Fucking Twat...And Our House. Er Rather, HouseS...

So, for about three weeks now I've been anxiously anticipating (READ: worrying endlessly) about a doctor's appointment. It involves catheters and dye and an ultrasound and MY FUCKING CERVIX and a warning from the doctor to take some ibuprofen a few hours before because the procedure can be, ahem, uncomfortable. Which, whatever. I begged a vicoden from a friend of mine who figured he could spare one and still get a painless evening's embibing at the New Orleans Jazz & Heritage Festival.

The appointment is today. At 2:00PM. Only, I won't FUCKING BE THERE because for the first time in two months, my body has decided to function NORMALLY and Aunt Flo paid me a visit. Last night. Because my luck? It is of an UNUSUAL nature.

I've rescheduled for Thursday. Great. Another four days of anticipating. Or rather, worrying.

Oh yeah. We're buying ANOTHER house. Well, maybe. If my piss poor credit doesn't fuck it all up. We'll see. We've put in an offer. They've come back with a counter-offer. Contracts are being drawn up. I'm freaking out. Because the prospect of paying not ONE, but TWO mortgages is a little daunting. But we've already had numerous offers from potential renters, so I that's helping assuage my neurotic mind.

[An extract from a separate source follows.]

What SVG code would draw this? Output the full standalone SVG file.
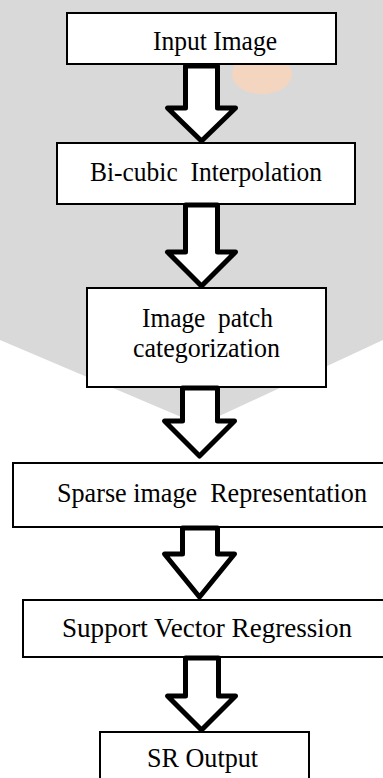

I'll keep you up to date. On the status of my uterus AND our potential purchase.

Wednesday, May 10, 2006

Husbands. And the Coworkers of Husbands. And When the Twine Do Think They Are Funny...


Z-Boy: He-yello?

Z-Girl: What are you doing?

Z-Boy: Working.

*A gazillion dudes laughing in the background*

Z-Girl: Whatever. So, honey, my car is making a noise.

Z-Boy: What kind of noise?

Z-Girl: It's, like, squeaking.

Z-Boy: What kind of squeaking?

Z-Girl: I don't know. Like, squeak, squeak, squeak, squeaking.

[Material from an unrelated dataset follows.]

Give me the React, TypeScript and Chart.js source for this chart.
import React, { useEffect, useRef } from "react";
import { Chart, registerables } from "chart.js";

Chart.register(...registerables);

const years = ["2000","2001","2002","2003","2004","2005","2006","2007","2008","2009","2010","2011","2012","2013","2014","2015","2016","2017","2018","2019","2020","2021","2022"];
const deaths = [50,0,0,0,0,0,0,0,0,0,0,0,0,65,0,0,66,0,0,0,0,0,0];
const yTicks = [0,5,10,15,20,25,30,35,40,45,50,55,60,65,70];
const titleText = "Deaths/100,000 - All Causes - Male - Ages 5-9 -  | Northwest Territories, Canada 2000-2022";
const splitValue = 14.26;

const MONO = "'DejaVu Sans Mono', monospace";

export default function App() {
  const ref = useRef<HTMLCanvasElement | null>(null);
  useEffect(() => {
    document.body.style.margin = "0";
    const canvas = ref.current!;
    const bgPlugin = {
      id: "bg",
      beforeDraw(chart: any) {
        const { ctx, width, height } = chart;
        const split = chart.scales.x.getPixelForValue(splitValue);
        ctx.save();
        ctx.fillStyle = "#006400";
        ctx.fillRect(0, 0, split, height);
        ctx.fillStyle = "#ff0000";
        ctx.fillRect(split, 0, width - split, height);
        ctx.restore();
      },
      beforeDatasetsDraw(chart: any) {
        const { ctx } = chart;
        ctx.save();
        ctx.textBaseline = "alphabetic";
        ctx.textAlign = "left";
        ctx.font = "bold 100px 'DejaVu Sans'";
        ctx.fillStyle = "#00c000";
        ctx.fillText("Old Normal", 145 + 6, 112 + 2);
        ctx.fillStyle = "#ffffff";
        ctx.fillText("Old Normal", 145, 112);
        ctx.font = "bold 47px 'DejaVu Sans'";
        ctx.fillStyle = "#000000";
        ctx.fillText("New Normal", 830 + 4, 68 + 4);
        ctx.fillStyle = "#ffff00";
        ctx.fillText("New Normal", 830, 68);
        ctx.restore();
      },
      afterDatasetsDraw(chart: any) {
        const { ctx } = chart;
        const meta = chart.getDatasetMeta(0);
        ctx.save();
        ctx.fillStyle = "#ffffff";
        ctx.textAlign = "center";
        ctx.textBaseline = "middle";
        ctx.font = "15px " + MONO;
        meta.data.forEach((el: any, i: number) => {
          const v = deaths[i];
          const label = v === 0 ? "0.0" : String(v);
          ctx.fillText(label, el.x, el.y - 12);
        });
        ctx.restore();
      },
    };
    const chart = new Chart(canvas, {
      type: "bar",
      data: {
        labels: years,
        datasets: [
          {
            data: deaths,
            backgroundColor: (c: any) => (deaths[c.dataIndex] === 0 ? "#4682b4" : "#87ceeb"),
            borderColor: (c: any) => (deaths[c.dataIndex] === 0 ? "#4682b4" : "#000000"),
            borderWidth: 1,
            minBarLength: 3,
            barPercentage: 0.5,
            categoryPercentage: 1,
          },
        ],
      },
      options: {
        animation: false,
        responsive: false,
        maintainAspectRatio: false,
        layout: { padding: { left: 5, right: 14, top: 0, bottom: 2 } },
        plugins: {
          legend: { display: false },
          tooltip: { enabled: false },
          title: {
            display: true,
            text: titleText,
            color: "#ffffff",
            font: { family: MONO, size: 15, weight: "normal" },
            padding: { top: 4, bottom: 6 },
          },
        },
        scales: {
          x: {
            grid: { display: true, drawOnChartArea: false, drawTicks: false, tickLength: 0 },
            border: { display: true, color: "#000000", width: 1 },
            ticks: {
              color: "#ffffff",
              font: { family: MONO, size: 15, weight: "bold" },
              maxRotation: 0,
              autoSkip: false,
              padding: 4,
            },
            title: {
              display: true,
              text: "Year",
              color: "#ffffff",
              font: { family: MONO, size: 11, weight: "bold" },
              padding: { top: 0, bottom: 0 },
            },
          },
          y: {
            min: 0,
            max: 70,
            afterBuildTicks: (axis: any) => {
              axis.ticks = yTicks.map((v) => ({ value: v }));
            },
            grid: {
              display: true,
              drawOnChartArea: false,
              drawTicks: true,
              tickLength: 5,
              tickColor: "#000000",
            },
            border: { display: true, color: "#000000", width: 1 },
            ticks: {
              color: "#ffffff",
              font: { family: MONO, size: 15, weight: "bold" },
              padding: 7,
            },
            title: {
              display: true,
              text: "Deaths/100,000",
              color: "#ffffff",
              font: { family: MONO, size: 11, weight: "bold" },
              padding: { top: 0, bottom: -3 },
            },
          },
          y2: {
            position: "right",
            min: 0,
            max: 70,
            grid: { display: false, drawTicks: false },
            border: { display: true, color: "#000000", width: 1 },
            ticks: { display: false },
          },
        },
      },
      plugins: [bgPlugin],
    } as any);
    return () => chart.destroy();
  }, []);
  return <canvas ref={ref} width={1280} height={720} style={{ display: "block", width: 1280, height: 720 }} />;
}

Z-Boy: Huh. Does it go like EEEEK-EEEEEK-EEEEEK?

*A gazillion dudes laughing in the background*


Z-Boy: What does it do when you hit the brakes?

Z-Girl: It stops.

Z-Boy: Well duh.

Z-Girl: No, no, no. I mean the squeaking stops.

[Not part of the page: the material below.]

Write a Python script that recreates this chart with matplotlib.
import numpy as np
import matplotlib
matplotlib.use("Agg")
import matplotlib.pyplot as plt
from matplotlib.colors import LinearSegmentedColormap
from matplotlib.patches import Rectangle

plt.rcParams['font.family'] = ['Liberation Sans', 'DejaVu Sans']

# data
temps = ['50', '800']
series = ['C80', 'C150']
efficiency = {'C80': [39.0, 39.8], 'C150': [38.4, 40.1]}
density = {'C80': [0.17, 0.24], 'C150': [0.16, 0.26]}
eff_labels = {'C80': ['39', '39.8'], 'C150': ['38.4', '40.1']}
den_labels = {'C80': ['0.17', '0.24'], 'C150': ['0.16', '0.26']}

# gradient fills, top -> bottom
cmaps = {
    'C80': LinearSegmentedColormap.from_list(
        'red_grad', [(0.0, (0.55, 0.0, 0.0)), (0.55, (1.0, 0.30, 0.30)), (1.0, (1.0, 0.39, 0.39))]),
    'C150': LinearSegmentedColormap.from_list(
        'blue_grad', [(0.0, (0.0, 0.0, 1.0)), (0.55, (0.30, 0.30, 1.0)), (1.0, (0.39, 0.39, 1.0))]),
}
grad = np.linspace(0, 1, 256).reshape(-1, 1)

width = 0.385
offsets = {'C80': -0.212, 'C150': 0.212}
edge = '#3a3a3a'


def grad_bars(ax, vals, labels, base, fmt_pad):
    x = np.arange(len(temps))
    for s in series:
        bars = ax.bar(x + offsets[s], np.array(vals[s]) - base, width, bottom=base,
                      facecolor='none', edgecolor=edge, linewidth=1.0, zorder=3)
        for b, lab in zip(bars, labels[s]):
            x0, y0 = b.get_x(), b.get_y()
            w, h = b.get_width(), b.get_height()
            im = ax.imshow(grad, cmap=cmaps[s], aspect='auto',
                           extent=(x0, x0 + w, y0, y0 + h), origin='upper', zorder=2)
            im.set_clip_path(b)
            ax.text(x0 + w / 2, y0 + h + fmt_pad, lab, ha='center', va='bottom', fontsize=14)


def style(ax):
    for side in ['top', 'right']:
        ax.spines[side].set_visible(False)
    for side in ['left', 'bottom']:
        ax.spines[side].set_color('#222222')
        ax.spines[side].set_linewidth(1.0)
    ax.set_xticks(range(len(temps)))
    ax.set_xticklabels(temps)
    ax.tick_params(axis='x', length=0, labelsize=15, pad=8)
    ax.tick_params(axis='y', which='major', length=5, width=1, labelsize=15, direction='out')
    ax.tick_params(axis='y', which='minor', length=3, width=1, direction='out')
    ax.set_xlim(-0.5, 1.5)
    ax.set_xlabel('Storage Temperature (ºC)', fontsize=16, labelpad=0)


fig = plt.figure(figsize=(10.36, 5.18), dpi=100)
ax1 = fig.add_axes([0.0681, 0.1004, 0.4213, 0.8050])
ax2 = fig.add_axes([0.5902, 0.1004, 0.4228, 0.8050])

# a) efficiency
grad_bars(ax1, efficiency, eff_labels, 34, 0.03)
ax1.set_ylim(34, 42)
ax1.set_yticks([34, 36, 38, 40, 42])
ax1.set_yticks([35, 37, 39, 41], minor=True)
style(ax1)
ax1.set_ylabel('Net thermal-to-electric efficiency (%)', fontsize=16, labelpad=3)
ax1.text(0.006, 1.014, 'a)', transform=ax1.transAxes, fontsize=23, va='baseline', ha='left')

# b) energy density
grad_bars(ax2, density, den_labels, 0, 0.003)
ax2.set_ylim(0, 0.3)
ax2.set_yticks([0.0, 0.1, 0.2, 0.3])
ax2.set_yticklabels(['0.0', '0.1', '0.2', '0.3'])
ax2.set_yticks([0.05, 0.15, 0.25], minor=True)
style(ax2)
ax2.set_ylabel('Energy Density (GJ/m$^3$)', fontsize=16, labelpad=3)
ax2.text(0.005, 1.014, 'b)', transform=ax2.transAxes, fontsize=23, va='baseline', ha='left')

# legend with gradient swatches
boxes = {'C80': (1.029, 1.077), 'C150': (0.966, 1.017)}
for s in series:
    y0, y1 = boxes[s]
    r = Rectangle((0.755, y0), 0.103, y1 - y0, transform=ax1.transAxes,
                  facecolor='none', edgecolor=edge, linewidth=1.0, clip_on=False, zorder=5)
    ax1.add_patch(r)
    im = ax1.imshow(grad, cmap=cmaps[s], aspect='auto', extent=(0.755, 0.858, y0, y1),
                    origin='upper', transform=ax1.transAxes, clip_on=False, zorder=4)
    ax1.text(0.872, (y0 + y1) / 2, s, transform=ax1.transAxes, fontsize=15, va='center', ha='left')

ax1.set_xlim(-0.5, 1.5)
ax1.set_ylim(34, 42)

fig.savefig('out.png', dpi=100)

Z-Boy: Hmmm. What does it do when you honk your horn?

Z-Girl: *silence*

Z-Boy: What does it do when you honk your horn and flash your lights?

Z-Girl: *silence*

Z-Boy: How about when you turn on the windshield wipers?

Z-Girl: *silence*

*A gazillion dudes laughing AND chattering in the background*

Z-Boy: The Englishman wants to know what does it do when you flash your tits?

Z-Girl: *silence*

Z-Boy: Honey?

Z-Girl: Are you done?

Z-Boy: Okay.

Z-Girl: So, all I want to know, because I'm leaving work right now, is do I have to bring my car up to your work shop or can I go home?

Z-Boy: You can go home. It's probably just got dirt in the brakes from when I changed your caliper.

Z-Girl: Thank you.

Monday, May 08, 2006

I'm Wearing Underwear That Is a Little Too Big...Or, okay, Maybe a Lot...

Which might explain why I donated money to Republicans today.

Wait...That was a low blow. I didn't mean it all mean-like and stuff. In all honesty, I think my money will go further with these folks than it would in the Democratic Party...

Log Cabin Republicans

Republicans for Choice

And so there it went...Besides, Zube Boy is a Republican in line with these two organizations, so I think it's only fair to attribute some of our donations their way.

Also, if you were ever curious about math and clothes shopping and the intersection of the two, well, it might behoove you to keep in mind that if you are a woman who wears 9/10 jeans, you are NOT a woman who wears 9/10 underwear. 9/10 DOES NOT = 9/10...Mmmmkay? Please take this as a warning: Never EVER EVER EVER buy underwear that is all rolled up neatly in a little package that you ASSUME is your size because I think the underwear people TOTALLY forgot to communicate to the jeans people that 9/10? Is more like a 13/14. Which is cool by me because my ass is feeling particularly tiny today. So tiny and lithe that it's going for a it's digs...

Thursday, May 04, 2006

Licking Wounds and Humping Legs

I've decided that if I can't be anything but melodramatic, I'm going to do it in the privacy of my own brain.

But, to give you a clue, here are two phrases that are burrowing themselves into my skull as of late:

Mother's Day
Due Date

That's right, folks. The due date of my first miscarriage is coming up. Four days before Mother's Day. And I remember so clearly my Mom squeeing that I'd be a mother just days before Mother's Day. But, that was back when I so STUPIDLY and BLINDLY assumed that positive pregnancy test = baby. Anyway, I'm licking my wounds a little bit.

I do kind of want to hump Stephen Colbert's leg. And the legs of my Jersey Devils. Life's not all bad.